** START Supplied data **

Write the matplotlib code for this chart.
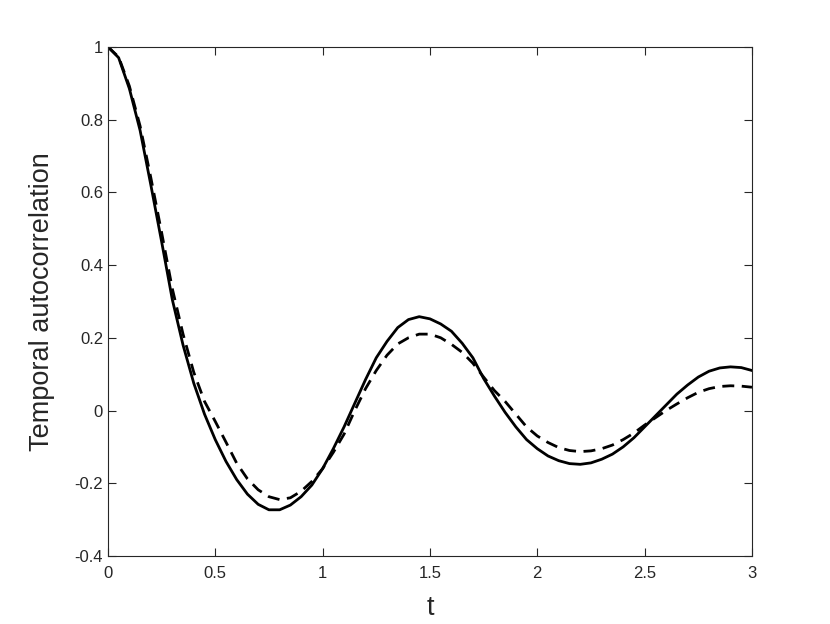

** END Supplied data **
** START Supplied data **

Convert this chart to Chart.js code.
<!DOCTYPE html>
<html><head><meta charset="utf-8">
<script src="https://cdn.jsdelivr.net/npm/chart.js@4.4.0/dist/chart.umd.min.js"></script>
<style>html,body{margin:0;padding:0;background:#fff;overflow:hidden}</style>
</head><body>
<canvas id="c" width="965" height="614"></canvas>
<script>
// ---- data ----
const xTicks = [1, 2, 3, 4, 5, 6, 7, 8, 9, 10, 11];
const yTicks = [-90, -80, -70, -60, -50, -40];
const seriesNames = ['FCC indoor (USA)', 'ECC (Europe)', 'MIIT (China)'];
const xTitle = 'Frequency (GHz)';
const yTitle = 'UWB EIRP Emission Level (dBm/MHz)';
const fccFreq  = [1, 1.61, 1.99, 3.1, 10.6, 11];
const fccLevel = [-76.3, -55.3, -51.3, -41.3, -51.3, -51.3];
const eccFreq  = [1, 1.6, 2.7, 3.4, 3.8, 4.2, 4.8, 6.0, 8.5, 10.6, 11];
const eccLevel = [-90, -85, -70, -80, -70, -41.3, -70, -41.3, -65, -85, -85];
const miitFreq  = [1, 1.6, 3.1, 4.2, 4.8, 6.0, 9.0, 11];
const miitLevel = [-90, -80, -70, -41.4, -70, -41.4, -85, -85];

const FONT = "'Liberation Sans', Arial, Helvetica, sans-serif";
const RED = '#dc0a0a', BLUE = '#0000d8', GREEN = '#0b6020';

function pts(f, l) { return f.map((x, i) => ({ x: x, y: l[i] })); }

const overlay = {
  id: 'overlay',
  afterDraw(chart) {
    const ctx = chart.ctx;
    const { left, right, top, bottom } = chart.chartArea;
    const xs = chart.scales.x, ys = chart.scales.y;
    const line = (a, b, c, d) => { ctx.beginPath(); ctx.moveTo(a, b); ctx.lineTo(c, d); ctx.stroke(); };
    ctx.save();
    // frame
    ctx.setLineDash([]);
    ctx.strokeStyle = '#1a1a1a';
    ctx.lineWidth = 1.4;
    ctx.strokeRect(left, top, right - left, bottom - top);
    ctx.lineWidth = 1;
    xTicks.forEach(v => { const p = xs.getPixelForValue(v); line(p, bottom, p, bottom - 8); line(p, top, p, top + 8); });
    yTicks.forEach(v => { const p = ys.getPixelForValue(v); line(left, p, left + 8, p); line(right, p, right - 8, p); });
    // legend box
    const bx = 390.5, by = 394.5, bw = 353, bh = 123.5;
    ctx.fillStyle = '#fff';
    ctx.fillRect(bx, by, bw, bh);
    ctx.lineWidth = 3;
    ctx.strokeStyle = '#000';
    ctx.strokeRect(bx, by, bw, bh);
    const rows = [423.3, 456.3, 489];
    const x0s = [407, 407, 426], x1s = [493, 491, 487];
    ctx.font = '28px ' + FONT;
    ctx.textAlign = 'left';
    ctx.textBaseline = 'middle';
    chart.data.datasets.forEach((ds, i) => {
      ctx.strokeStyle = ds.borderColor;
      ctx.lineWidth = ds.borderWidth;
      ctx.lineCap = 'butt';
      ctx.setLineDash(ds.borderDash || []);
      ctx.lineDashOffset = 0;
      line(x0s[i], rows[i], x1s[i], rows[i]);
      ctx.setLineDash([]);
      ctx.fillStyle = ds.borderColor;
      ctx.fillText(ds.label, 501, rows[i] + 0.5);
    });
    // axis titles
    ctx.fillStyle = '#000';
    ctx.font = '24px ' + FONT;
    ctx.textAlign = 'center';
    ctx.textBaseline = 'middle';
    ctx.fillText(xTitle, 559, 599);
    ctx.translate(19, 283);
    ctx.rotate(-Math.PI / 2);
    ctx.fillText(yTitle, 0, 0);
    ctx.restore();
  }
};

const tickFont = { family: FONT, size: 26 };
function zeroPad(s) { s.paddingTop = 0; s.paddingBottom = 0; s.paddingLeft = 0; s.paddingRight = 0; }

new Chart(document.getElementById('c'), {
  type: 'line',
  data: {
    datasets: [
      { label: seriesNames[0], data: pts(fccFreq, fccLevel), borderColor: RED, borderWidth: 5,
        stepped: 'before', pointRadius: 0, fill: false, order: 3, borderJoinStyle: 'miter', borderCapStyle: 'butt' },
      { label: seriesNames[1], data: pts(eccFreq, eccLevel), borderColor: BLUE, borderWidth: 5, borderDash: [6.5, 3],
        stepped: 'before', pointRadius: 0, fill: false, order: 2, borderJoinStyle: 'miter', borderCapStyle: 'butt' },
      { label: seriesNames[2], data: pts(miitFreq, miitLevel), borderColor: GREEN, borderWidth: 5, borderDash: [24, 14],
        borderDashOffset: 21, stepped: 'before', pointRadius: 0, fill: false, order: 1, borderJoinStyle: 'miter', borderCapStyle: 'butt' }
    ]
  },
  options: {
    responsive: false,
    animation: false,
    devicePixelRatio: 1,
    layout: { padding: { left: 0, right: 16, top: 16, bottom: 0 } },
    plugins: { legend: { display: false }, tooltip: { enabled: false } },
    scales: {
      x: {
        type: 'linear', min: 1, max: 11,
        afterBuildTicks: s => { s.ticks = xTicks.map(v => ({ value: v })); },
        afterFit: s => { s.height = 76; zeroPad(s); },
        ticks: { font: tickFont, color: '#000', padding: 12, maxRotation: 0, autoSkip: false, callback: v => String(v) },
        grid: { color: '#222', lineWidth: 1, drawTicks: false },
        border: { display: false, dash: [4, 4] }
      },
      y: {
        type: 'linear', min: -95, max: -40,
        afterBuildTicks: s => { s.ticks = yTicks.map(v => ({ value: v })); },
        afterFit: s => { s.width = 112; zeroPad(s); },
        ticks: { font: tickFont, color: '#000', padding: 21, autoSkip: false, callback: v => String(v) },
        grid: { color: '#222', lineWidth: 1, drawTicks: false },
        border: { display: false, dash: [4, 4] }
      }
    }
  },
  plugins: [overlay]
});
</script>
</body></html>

** END Supplied data **

* _Written request_:
Proceeding from the line containing "Convert this chart to Chart.js code." through the line containing "const miitLevel = [-90, -80, -70, -41.4, -70, -41.4, -85, -85];", transcribe the lines above exactly, both end lines included.

* _Output below_:
Convert this chart to Chart.js code.
<!DOCTYPE html>
<html><head><meta charset="utf-8">
<script src="https://cdn.jsdelivr.net/npm/chart.js@4.4.0/dist/chart.umd.min.js"></script>
<style>html,body{margin:0;padding:0;background:#fff;overflow:hidden}</style>
</head><body>
<canvas id="c" width="965" height="614"></canvas>
<script>
// ---- data ----
const xTicks = [1, 2, 3, 4, 5, 6, 7, 8, 9, 10, 11];
const yTicks = [-90, -80, -70, -60, -50, -40];
const seriesNames = ['FCC indoor (USA)', 'ECC (Europe)', 'MIIT (China)'];
const xTitle = 'Frequency (GHz)';
const yTitle = 'UWB EIRP Emission Level (dBm/MHz)';
const fccFreq  = [1, 1.61, 1.99, 3.1, 10.6, 11];
const fccLevel = [-76.3, -55.3, -51.3, -41.3, -51.3, -51.3];
const eccFreq  = [1, 1.6, 2.7, 3.4, 3.8, 4.2, 4.8, 6.0, 8.5, 10.6, 11];
const eccLevel = [-90, -85, -70, -80, -70, -41.3, -70, -41.3, -65, -85, -85];
const miitFreq  = [1, 1.6, 3.1, 4.2, 4.8, 6.0, 9.0, 11];
const miitLevel = [-90, -80, -70, -41.4, -70, -41.4, -85, -85];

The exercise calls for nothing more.